Skyfall: A resurrection par excellence

There is something about wood, beautiful rich wood that makes for incredible doors and windows at the old British buildings and houses. Something so pleasing and reassuring. A reminder that while we may be losing everything fast, there is a chance, even if a small one, that class may survive.

Skyfall is a the brilliant new James Bond film that changes a lot about what Bond means to us but also brings back to us that same romance for our new times. A time when Bond doesn't stand for classy cars, gadgets and babes. That's all been done and over with. That's now the purview of the Mission Impossibles. That is not our world with well-formed anything - from friends to enemies - we live in a changing or changed world where everything is constantly moving and slipping from under our feet. Our missions merely improbable. We are all in our own Skyfall: Individuals, corporations and governments. We are ascending too fast for our own good.

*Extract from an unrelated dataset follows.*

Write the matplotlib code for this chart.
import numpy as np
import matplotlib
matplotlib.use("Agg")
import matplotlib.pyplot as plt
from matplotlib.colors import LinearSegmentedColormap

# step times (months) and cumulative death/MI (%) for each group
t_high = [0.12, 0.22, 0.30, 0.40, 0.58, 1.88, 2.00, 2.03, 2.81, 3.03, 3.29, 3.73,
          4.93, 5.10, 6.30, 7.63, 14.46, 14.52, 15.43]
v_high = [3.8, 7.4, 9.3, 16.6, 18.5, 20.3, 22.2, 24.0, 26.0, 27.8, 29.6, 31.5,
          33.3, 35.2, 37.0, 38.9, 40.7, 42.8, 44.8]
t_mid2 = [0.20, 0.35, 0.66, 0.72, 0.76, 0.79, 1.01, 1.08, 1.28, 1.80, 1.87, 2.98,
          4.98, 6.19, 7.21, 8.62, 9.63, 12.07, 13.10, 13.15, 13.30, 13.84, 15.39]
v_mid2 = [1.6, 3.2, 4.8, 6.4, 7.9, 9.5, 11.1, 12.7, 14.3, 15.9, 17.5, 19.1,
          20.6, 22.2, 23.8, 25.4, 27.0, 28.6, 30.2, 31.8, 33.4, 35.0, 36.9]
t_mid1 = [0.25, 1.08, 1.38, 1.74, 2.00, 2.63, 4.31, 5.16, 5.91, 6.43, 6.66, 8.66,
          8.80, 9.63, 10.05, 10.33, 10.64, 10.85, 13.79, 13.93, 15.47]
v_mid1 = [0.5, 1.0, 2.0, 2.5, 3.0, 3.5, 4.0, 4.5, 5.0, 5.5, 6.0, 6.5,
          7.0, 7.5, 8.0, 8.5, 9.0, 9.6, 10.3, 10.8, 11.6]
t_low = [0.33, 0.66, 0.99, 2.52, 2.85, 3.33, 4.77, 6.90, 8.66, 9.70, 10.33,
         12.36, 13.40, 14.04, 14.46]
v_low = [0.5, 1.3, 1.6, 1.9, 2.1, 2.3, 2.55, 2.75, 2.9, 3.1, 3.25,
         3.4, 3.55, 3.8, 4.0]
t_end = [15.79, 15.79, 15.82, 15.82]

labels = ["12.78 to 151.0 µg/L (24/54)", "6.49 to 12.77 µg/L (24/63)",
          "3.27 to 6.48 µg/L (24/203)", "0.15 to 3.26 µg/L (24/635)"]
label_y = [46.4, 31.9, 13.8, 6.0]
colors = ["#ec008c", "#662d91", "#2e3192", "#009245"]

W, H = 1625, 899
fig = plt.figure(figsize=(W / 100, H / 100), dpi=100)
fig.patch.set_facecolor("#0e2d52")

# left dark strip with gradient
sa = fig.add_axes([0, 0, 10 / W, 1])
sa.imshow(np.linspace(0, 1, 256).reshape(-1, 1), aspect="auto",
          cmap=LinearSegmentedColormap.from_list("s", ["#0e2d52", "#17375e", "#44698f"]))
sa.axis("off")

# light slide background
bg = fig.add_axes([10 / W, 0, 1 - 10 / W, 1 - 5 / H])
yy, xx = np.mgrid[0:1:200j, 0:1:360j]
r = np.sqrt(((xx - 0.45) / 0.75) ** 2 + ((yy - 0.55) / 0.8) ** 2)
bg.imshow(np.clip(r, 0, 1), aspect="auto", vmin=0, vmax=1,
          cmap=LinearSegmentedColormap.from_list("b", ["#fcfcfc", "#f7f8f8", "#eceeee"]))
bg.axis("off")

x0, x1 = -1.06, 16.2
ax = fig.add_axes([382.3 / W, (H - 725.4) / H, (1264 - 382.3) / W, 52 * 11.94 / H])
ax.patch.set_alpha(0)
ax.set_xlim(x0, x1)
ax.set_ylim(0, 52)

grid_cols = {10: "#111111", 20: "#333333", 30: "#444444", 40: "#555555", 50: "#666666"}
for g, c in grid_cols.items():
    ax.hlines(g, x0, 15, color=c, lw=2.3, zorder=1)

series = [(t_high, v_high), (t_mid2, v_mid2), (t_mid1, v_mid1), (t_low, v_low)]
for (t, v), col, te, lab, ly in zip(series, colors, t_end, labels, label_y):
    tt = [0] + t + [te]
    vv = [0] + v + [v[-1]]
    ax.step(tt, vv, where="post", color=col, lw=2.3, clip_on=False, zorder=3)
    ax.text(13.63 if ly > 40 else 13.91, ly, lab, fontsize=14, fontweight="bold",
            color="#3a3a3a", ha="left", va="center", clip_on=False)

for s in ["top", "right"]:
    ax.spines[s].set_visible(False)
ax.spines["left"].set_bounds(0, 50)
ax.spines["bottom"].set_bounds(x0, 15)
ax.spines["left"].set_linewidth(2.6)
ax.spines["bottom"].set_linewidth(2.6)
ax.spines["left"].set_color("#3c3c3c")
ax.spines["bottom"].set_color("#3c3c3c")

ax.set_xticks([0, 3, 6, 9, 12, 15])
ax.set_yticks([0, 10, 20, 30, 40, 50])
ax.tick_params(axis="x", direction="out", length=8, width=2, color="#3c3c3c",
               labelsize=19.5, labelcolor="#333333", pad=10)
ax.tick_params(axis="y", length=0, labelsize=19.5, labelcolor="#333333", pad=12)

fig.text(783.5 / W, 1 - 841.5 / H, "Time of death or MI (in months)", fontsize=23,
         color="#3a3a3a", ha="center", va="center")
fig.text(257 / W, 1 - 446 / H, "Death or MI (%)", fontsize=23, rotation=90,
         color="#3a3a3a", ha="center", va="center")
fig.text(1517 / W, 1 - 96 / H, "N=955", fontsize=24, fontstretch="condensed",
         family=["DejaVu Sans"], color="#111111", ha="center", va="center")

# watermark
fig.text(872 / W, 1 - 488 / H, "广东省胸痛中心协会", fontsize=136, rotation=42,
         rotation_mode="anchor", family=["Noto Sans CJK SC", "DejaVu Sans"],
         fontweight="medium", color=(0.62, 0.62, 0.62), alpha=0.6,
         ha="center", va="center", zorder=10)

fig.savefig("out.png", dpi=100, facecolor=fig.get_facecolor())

Sam Mendes and Daniel Craig bring to us a world in part inspired by the darkness spread around our modern superhero movies. Mendes adds a touch of nostalgia and patience in Skyfall, a lost art. He adds silence, words and emotions between the chases. They make Bond a personal rather than a digital experience, not just in gadgets but in personalities. And yet, this is more a Road to Perdition than a Dr. No.

The film features a powerful cast that play their roles and seem to understand their representative positions in the new world order. A story that, as stories go in this type of films, holds well enough for the drama to play out.

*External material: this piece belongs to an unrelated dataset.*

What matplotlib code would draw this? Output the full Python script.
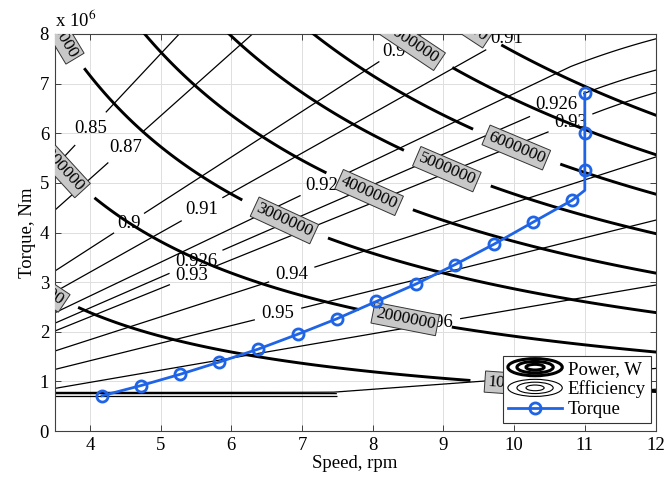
import numpy as np
import matplotlib
matplotlib.use('Agg')
import matplotlib.pyplot as plt
from matplotlib.legend_handler import HandlerBase
from matplotlib.patches import Ellipse
from matplotlib.lines import Line2D
from matplotlib.ticker import FuncFormatter, MultipleLocator

plt.rcParams['font.family'] = ['Liberation Serif', 'DejaVu Serif']
plt.rcParams['mathtext.fontset'] = 'stix'

# ---------------- data ----------------
speed_rpm = [4.17, 4.72, 5.27, 5.83, 6.38, 6.94, 7.49, 8.05, 8.61, 9.16,
             9.71, 10.27, 10.82, 11.0, 11.0, 11.0, 11.0]
torque_nm = [0.71e6, 0.915e6, 1.14e6, 1.39e6, 1.65e6, 1.95e6, 2.26e6, 2.61e6,
             2.96e6, 3.35e6, 3.76e6, 4.21e6, 4.65e6, 4.85e6, 5.26e6, 6.01e6, 6.82e6]
torque_marker_idx = [0, 1, 2, 3, 4, 5, 6, 7, 8, 9, 10, 11, 12, 14, 15, 16]

power_levels_w = [1e6, 2e6, 3e6, 4e6, 5e6, 6e6, 7e6, 8e6]
eff_levels = [0.85, 0.87, 0.90, 0.91, 0.92, 0.926, 0.93, 0.94, 0.95, 0.96,
              0.97, 0.975, 0.98]

# efficiency along rays of constant torque/speed ratio (1e6 Nm per rpm)
eff_ratio_knots = [0.00, 0.05, 0.07, 0.105, 0.245, 0.354, 0.46, 0.575, 0.62,
                   0.68, 0.80, 0.92, 1.27, 1.52, 3.0]
eff_ratio_vals = [0.99, 0.98, 0.975, 0.97, 0.96, 0.95, 0.94, 0.93, 0.926,
                  0.92, 0.91, 0.90, 0.87, 0.85, 0.75]
# low-torque band of the efficiency map
eff_lowT_knots = [0.70e6, 0.71e6, 0.7533e6, 0.78e6, 0.80e6]
eff_lowT_vals = [0.982, 0.98, 0.975, 0.97, 0.0]
lowT_band_max_speed = 7.5
lowT_band_top = 0.77e6
# slight droop of the map in the high-speed / high-torque corner
droop_gain = 0.0012
droop_speed = 10.8
droop_torque = 6.4e6

# contour label anchor points (speed, torque)
power_label_xy = [(3.25, 2.94e6), (10.05, 0.95e6), (3.58, 5.33e6), (8.46, 2.26e6),
                  (3.55, 8.07e6), (6.75, 4.24e6), (7.95, 4.81e6), (9.05, 5.28e6),
                  (10.03, 5.71e6), (8.56, 7.81e6), (9.25, 8.26e6)]
eff_label_xy = [(4.0, 6.1e6), (4.51, 5.7e6), (4.57, 4.16e6), (8.3, 7.65e6),
                (5.6, 4.44e6), (9.9, 7.9e6), (7.27, 4.97e6), (5.5, 3.41e6),
                (10.6, 6.57e6), (5.44, 3.13e6), (10.8, 6.2e6), (6.85, 3.17e6),
                (6.66, 2.36e6), (8.9, 2.2e6)]

# ---------------- fields ----------------
xs = np.linspace(2.5, 12.5, 700)
ts = np.linspace(0.70e6, 9.0e6, 1400)
X, T = np.meshgrid(xs, ts)

ratio = (T / 1e6) / X
eff_main = np.interp(ratio, eff_ratio_knots, eff_ratio_vals)
eff_low = np.interp(T, eff_lowT_knots, eff_lowT_vals, right=0.0)
E = np.maximum(eff_main, eff_low)
E = E - droop_gain * np.clip(X - droop_speed, 0, None) * np.clip((T - droop_torque) / 1e6, 0, None)
E = np.ma.masked_where((T < lowT_band_top) & (X > lowT_band_max_speed), E)

xs_p = np.linspace(2.5, 12.5, 500)
ts_p = np.linspace(0.0, 9.0e6, 900)
XP, TP = np.meshgrid(xs_p, ts_p)
PP = TP * XP * 2 * np.pi / 60.0

# ---------------- figure ----------------
fig = plt.figure(figsize=(6.69, 4.84), dpi=100)
ax = fig.add_axes([54.6 / 669, 53 / 484, (655.5 - 54.6) / 669, (431 - 34) / 484])

ax.grid(True, color='#dedede', lw=0.7)
ax.set_axisbelow(True)

cs_e = ax.contour(X, T, E, levels=eff_levels, colors='k', linewidths=0.9, zorder=2)
e_texts = ax.clabel(cs_e, manual=eff_label_xy, fmt=lambda v: f'{v:g}',
                    fontsize=13.5, inline=True, inline_spacing=4)
for t in e_texts:
    t.set_rotation(0)
    t.set_clip_on(True)

cs_p = ax.contour(XP, TP, PP, levels=power_levels_w, colors='k', linewidths=2.1, zorder=3)
p_texts = ax.clabel(cs_p, manual=power_label_xy, fmt='%d', fontsize=12.5,
                    inline=True, inline_spacing=10)
for t in p_texts:
    t.set_bbox(dict(boxstyle='square,pad=0.15', fc='#c8c8c8', ec='#333333', lw=0.7))
    t.set_clip_on(True)
    t.set_zorder(4)

blue = '#1f64e6'
ax.plot(speed_rpm, torque_nm, color=blue, lw=2.0, marker='o', ms=8,
        mfc='none', mec=blue, mew=2.0, markevery=torque_marker_idx, zorder=5)

ax.set_xlim(3.5, 12)
ax.set_ylim(0, 8e6)
ax.xaxis.set_major_locator(MultipleLocator(1))
ax.yaxis.set_major_locator(MultipleLocator(1e6))
ax.yaxis.set_major_formatter(FuncFormatter(lambda v, p: f'{v / 1e6:g}'))
ax.tick_params(direction='in', top=True, right=True, length=4, width=0.6,
               labelsize=13.5, colors='#262626', labelcolor='k', pad=4)
for s in ax.spines.values():
    s.set_color('#404040')
    s.set_linewidth(0.8)

ax.set_xlabel('Speed, rpm', fontsize=13.5, labelpad=1)
ax.set_ylabel('Torque, Nm', fontsize=13.5, labelpad=3)
ax.text(0.0, 1.008, r'x 10$^{6}$', transform=ax.transAxes, ha='left', va='bottom',
        fontsize=13.5)


class HandlerRings(HandlerBase):
    def __init__(self, lw, n=3):
        super().__init__()
        self.lw = lw
        self.n = n

    def create_artists(self, legend, orig_handle, xdescent, ydescent, width,
                       height, fontsize, trans):
        cx = width / 2 - xdescent
        cy = height / 2 - ydescent
        arts = []
        for i in range(self.n):
            f = (i + 1) / self.n
            arts.append(Ellipse((cx, cy), width * f, height * 1.3 * f, fill=False,
                                lw=self.lw, ec='k', transform=trans))
        return arts


h_pow = Line2D([], [], color='k')
h_eff = Line2D([], [], color='k')
h_tq = Line2D([], [], color=blue, lw=2.0, marker='o', ms=8, mfc='none', mec=blue, mew=2.0)
leg = ax.legend([h_pow, h_eff, h_tq], ['Power, W', 'Efficiency', 'Torque'],
                handler_map={h_pow: HandlerRings(2.2), h_eff: HandlerRings(0.8)},
                loc='lower right', bbox_to_anchor=(0.992, 0.02), fontsize=13.5,
                fancybox=False, framealpha=1, edgecolor='#333333', handlelength=2.9,
                handletextpad=0.3, borderpad=0.25, labelspacing=0.15, borderaxespad=0)
leg.get_frame().set_linewidth(0.8)
leg.set_zorder(10)

fig.savefig('out.png', dpi=100)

Javier Bardem, who resurrected our fear of villainy in 'No Country for Old Men' plays a freak who Mendes thankfully uses only sparingly. 

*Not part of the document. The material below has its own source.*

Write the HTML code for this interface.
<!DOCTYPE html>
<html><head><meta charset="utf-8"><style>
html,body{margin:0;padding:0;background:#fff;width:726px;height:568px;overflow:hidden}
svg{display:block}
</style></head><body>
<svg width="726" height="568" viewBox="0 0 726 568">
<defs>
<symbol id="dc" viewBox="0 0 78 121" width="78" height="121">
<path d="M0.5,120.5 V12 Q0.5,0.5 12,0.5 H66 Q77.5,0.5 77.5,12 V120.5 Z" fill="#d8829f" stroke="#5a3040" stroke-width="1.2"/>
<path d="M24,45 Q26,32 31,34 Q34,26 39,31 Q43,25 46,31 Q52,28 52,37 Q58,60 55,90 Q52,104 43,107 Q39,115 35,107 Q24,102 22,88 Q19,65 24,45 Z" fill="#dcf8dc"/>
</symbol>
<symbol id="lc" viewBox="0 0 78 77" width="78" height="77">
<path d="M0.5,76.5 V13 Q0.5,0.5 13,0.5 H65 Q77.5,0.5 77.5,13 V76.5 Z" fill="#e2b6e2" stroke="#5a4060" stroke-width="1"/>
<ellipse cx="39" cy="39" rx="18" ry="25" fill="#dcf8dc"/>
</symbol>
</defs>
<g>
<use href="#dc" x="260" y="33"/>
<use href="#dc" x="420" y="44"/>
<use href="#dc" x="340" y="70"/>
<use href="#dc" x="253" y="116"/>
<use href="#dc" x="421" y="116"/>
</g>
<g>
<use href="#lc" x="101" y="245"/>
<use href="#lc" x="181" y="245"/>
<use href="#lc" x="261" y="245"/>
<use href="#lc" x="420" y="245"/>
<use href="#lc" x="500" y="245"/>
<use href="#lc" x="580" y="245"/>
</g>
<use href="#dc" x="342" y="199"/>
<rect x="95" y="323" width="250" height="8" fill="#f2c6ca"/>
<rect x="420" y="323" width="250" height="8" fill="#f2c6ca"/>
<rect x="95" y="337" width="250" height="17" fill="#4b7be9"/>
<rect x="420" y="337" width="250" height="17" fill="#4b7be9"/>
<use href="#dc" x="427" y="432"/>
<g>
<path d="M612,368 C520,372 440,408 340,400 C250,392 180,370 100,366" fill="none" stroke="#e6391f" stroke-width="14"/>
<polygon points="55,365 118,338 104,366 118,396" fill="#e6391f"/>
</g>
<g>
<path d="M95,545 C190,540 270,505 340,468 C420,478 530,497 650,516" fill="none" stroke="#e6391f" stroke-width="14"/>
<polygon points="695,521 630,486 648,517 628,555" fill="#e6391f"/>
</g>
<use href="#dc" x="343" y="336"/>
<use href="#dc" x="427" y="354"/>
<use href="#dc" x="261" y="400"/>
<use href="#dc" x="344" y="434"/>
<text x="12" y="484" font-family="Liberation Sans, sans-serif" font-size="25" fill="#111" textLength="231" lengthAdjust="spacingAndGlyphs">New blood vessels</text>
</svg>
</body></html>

Daniel Craig looks old, weary perhaps. His job harder and painful. Resurrecting Bond must at least be a quantum of solace though. Judi Dench is crusty and understands well that she is the odd M out.

And finally a Bond song to last a generation. Adele's brilliant 'Skyfall 'and the dark, brooding title works almost as well for this film as Chris Cornell's 'You Know my Name' did for 'Casino Royale', the last best modern Bond film.

But to me the film shines in a brilliantly filmed final act. I cannot remember the last time I've seen a more elaborate, deliberate and engaging climax. That majestic old house in the Scottish highlands? Well, that's one of the best things you'll ever see blown up.